LOS ANGELES (Reuters) - Comic book adventure "Iron Man" proved its mettle at the North America box office and topped expectations, kicking off the summer movie season with estimated weekend ticket sales of $100.75 million and marking a commercial rebound for its star, Robert Downey Jr.
The tally far exceeded expectations of an opening in the $70 million to $80 million range for the three-day period beginning Friday. All told, the film produced by Marvel Studios grossed $104.25 million, counting receipts from Thursday evening previews, according to studio figures issued on Sunday.
"Iron Man's" U.S.-Canadian haul fell just shy of the $114.8 million grossed by "Spider-Man" -- perhaps the most famous Marvel superhero of all -- in the first weekend of May 2002. That tally stands as the biggest domestic opening ever for a non-sequel film.
"Spider-Man 3" still holds the record for the biggest opening weekend of all time -- $151 million in the first weekend of May 2007.
Distributed through Viacom Inc's Paramount Pictures, the film is the first self-financed production from Marvel Studios, a division of Marvel Entertainment Inc. Costing about $150 million to make and $75 million to market, the film is being closely watched as the first major release of the summer movie season.
"It's the perfect way to start the new studio, to blast it off," Marvel Studios Chairman David Maisel told Reuters. "We're fortunate to have this powerful Marvel brand which means something for moviegoers around the world."
Drawing largely favorable reviews, "Iron Man" stars Downey, 43, as billionaire industrialist and playboy Tony Stark, who wrestles with a mid-life crisis as he invents a high-tech suit of armor that transforms him into a superhero.
The film was directed by Jon Favreau and co-stars Oscar winner Gwyneth Paltrow as Stark's personal assistant, Pepper Potts.
Previously, with films like the "Spider-Man" and "X-Men" series, Marvel merely licensed its properties to one of the major studios, Columbia Pictures or 20th Century Fox, respectively, and received a royalty. This time, it has much more exposure to any potential profits.
Paramount Pictures paid for the film's marketing and will receive a fee for its efforts.
For Downey, perhaps best known for his Oscar-nominated turn as Charlie Chaplin in 1992's "Chaplin," "Iron Man" easily marks his biggest picture yet, at least in commercial terms.
His promising career floundered in the 1990s when he succumbed to drug addictions that ultimately landed him in prison for a year.
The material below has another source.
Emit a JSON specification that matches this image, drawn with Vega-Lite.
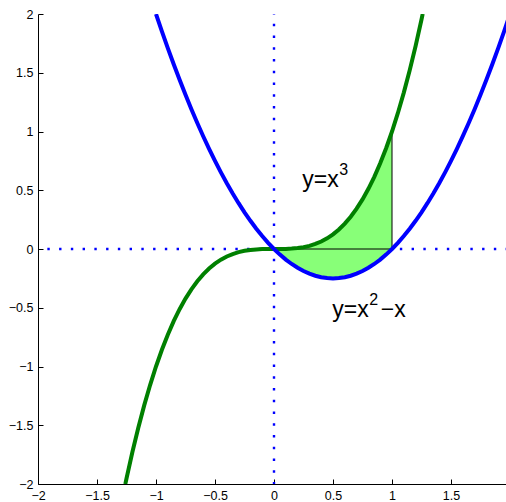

He was arrested twice more in the months following his August 2000 release but ultimately completed court-ordered rehab and has been on the comeback trail since.
His most recent films, such as "Zodiac," "Fur" and "Good Night, and Good Luck," were mostly acclaimed but largely flew under the mainstream radar.
The success of Iron Man is almost as important to Hollywood as a whole as it is to Marvel, Paramount and Downey.
Its opening marks the official start of the lucrative summer movie-going season, an 18-week stretch from May through August that can account for as much as 40 percent of the year's total box office receipts.
Going into this weekend, North American movie receipts were down 3.5 percent and attendance was off 6.5 percent from 2007.
The weekend's only other new release, "Made of Honor," opened at No. 2 with $15.5 million for distributor Columbia Pictures, a unit of Sony Corp.
The romantic comedy, starring Patrick Dempsey, a.k.a. McDreamy from the hit ABC television drama "Grey's Anatomy," attracted a mostly female audience for its opening weekend.
Last weekend's box office champ, the Tina Fey comedy "Baby Mama," fell to No. 3 with $10.33 million, taking its 10-day total to $32.33 million. The "Odd Couple"-style surrogate-pregnancy romp was released by Universal Pictures, a unit of General Electric Co.
On Friday, shares of Marvel Entertainment reached an intraday 52-week high of $30.62 before closing at $30.25, up over 2 percent, on the New York Stock Exchange. Shares are up 13 percent since January 1.